> **REQUIRED TASK**
Copy all lines below containing "this".

> **EXERCISE INPUTS**
=-=-=

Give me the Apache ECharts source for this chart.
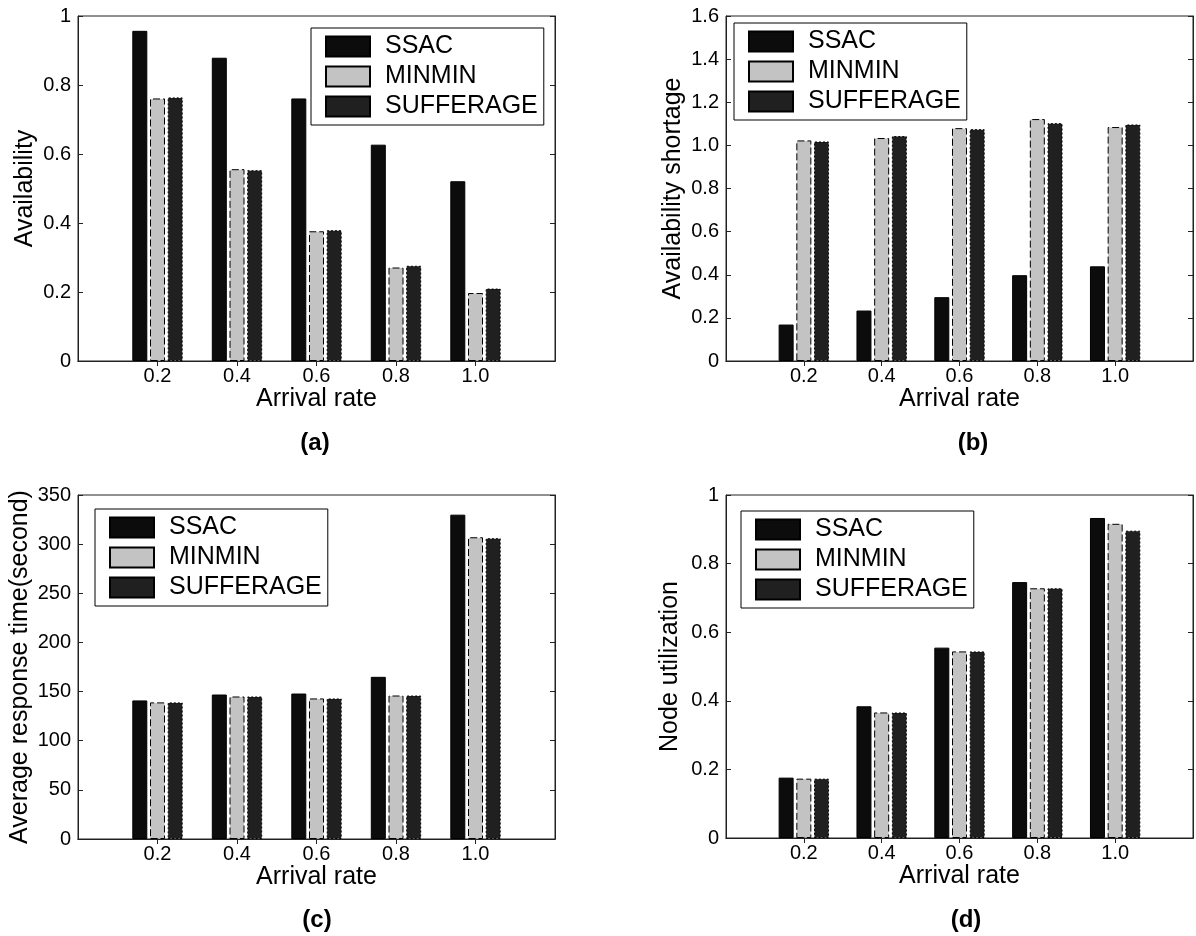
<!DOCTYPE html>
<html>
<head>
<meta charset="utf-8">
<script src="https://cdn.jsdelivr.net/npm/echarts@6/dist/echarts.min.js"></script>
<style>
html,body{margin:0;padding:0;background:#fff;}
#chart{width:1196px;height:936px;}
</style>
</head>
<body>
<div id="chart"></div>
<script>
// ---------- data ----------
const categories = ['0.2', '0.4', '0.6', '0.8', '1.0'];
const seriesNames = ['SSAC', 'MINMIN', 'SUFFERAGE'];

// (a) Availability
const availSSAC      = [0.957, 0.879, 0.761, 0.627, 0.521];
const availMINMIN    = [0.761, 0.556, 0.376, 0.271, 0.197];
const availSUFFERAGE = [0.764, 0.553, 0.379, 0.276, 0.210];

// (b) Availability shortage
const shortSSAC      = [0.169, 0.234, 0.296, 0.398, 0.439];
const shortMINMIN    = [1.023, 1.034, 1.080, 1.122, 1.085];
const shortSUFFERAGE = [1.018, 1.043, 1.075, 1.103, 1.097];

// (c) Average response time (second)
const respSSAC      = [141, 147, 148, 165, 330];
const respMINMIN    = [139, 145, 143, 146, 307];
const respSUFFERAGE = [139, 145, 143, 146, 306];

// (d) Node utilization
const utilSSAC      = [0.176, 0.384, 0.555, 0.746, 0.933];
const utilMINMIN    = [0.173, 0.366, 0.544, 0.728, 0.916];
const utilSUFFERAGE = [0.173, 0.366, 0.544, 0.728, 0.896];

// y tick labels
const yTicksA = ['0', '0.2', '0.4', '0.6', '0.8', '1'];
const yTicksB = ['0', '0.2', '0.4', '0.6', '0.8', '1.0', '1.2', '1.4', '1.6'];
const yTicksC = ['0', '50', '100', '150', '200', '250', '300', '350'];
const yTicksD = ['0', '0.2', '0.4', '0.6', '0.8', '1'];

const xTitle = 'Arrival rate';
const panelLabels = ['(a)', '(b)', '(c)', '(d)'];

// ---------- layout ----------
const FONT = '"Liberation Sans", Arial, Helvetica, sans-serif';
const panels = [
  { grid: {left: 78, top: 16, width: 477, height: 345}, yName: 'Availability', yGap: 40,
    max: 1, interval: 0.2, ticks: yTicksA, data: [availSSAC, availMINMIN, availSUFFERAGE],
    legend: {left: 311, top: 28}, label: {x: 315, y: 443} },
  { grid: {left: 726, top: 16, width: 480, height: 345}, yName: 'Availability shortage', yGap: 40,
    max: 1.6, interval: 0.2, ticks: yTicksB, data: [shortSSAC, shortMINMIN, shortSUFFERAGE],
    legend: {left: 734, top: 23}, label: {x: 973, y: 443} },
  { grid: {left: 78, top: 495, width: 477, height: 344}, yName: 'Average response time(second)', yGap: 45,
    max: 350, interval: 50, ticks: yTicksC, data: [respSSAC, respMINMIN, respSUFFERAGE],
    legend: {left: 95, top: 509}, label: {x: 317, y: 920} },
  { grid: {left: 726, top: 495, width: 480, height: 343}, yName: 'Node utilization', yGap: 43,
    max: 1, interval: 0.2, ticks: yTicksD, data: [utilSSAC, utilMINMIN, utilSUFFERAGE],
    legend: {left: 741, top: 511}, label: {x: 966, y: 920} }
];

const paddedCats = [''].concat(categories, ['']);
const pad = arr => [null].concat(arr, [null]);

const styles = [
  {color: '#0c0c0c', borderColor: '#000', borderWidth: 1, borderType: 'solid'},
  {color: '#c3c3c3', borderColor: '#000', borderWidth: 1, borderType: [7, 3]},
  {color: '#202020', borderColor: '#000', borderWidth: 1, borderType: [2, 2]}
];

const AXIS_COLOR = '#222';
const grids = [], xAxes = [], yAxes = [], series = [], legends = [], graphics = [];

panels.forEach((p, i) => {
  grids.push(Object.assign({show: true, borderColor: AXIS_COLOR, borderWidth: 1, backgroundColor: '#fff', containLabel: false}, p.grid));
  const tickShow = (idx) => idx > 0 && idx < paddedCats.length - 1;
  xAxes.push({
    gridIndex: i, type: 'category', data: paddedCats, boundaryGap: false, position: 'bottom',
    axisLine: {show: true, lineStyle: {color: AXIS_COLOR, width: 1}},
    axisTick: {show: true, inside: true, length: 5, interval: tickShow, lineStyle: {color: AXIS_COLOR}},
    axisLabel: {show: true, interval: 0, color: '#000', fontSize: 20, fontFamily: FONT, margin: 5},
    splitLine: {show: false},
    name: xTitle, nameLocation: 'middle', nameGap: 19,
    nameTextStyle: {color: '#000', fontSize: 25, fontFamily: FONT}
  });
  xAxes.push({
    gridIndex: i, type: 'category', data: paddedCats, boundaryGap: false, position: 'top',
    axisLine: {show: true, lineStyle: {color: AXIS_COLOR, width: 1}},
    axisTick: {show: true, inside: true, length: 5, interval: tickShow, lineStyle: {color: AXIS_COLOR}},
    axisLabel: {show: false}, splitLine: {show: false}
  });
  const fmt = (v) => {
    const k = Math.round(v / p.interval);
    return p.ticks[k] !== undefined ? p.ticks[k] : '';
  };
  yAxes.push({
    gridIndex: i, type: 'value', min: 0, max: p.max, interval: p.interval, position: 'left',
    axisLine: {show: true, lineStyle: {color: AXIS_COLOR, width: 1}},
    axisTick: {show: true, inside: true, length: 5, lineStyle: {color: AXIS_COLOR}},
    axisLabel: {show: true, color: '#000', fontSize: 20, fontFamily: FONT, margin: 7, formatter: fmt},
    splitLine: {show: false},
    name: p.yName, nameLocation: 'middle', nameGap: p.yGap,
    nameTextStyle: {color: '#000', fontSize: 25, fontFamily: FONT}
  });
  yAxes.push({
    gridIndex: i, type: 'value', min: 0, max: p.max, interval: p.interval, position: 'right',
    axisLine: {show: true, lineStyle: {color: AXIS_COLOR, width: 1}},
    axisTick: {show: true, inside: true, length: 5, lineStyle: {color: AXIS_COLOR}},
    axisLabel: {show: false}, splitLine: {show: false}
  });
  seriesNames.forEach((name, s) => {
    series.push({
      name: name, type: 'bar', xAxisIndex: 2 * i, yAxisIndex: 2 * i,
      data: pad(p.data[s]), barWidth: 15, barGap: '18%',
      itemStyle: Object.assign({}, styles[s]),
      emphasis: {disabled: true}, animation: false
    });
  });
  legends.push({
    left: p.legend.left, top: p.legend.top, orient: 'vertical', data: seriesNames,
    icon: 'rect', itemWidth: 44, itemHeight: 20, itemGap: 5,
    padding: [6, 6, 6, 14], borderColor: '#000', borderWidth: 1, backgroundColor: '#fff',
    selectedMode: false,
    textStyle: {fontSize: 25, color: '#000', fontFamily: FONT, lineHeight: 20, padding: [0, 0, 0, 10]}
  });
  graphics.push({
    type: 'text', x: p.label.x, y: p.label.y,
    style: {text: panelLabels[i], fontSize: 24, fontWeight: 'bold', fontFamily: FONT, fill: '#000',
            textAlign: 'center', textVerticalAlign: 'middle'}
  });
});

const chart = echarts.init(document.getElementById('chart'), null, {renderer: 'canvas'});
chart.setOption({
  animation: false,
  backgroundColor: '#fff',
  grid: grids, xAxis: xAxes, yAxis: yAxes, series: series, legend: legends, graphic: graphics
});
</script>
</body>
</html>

=-=-=

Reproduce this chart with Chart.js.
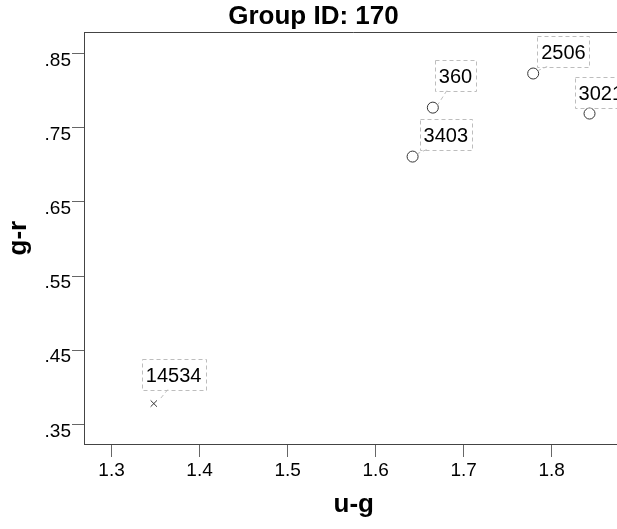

=-=-=

> **COMPLETE ANSWER**
Give me the Apache ECharts source for this chart.
Reproduce this chart with Chart.js.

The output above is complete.